Extract everything from the first line through the line with "from bokeh.resources import INLINE", both ends included, except for any pictures.

(Figure scripts)
<<<<
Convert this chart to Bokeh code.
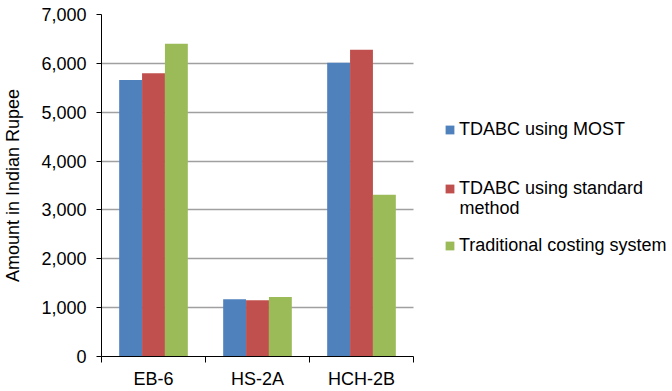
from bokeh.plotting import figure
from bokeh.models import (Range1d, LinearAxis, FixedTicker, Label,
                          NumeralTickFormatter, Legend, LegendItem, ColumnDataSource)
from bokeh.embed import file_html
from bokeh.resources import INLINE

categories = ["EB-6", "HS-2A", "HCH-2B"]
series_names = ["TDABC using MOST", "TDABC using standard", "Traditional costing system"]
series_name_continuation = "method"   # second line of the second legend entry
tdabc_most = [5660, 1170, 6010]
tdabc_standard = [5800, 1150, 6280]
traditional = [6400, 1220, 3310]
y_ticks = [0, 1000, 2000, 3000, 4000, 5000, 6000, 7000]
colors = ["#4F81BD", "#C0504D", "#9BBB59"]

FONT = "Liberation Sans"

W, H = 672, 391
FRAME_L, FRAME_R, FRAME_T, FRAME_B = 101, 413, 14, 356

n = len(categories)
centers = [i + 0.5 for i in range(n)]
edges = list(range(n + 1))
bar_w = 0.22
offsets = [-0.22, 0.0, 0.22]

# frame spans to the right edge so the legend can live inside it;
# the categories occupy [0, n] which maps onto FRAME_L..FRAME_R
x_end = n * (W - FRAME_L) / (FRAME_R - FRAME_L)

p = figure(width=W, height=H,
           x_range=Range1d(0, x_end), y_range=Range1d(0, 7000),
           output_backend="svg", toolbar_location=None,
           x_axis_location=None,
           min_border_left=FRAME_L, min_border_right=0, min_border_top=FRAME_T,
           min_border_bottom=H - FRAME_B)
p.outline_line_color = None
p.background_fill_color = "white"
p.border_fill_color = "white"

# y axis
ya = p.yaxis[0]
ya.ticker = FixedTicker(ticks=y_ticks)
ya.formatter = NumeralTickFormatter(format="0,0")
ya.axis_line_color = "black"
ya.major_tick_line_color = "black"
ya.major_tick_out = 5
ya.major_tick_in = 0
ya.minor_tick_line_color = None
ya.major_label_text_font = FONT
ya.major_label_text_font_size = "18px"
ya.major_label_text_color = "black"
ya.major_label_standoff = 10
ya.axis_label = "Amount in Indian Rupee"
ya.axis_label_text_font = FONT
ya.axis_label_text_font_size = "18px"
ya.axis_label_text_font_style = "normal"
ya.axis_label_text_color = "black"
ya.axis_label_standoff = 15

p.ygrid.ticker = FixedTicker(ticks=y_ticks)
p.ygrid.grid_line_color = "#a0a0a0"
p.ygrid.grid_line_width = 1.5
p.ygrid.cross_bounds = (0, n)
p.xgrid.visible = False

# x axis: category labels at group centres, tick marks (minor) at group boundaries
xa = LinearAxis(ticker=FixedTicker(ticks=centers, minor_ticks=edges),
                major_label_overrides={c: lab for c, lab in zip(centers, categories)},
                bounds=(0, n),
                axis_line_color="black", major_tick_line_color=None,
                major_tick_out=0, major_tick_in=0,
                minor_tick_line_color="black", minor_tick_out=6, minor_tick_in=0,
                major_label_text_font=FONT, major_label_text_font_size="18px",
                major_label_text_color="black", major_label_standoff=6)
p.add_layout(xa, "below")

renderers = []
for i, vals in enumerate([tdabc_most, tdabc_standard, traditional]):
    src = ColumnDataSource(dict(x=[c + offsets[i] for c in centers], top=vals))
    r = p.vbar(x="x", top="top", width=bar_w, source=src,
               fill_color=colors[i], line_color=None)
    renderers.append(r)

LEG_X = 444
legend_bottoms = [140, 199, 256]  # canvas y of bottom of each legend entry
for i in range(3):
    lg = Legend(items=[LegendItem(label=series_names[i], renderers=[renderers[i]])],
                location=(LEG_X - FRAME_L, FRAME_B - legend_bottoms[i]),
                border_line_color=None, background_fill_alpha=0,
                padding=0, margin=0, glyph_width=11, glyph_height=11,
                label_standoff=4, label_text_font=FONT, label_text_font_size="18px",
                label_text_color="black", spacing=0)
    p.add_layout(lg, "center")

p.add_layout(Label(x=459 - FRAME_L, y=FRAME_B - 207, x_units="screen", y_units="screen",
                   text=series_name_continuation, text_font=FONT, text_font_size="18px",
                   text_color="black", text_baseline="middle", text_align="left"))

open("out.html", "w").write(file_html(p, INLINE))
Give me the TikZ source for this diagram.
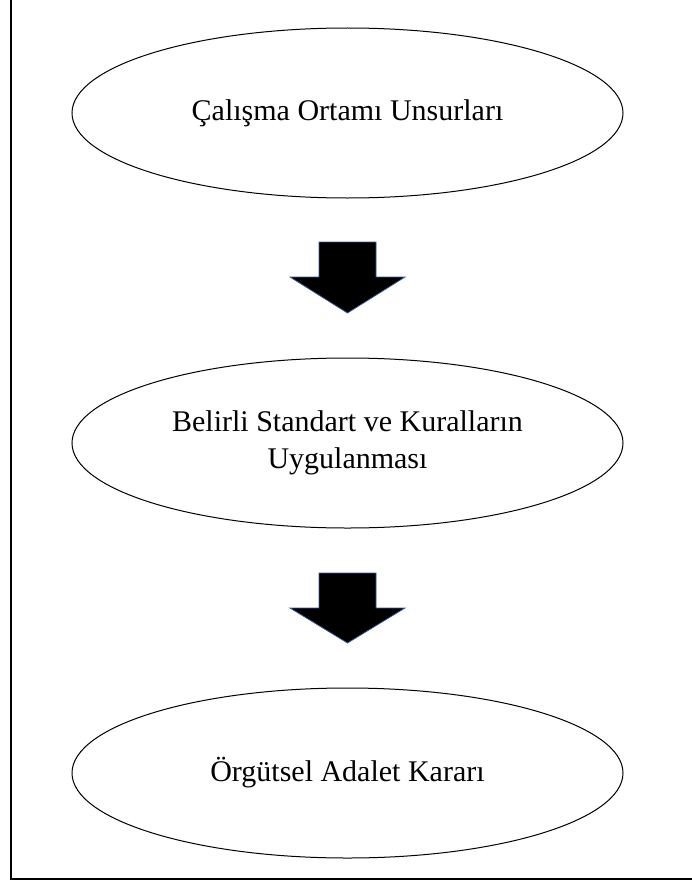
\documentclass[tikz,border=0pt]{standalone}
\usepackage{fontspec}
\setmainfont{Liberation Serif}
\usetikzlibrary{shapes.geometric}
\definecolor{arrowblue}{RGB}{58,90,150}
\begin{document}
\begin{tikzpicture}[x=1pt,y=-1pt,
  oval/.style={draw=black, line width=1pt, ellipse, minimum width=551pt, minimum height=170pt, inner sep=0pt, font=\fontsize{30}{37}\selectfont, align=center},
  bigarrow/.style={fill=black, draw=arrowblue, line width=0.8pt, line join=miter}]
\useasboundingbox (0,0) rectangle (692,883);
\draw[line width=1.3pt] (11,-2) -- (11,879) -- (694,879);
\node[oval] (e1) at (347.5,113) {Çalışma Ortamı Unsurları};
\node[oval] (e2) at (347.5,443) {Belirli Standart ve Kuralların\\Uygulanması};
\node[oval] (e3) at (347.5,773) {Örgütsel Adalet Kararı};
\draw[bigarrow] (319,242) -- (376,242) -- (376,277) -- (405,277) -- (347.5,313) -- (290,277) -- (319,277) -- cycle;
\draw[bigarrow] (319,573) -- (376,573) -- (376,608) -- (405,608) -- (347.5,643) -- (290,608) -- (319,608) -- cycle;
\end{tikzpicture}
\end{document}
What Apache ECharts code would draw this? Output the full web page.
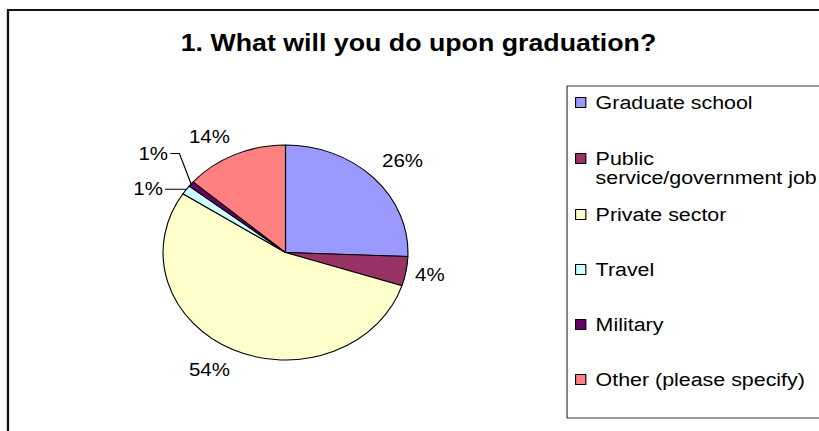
>>>>
Result below:
Convert this chart to Bokeh code.
from bokeh.plotting import figure
from bokeh.models import (Range1d, LinearAxis, FixedTicker, Label,
                          NumeralTickFormatter, Legend, LegendItem, ColumnDataSource)
from bokeh.embed import file_html
from bokeh.resources import INLINE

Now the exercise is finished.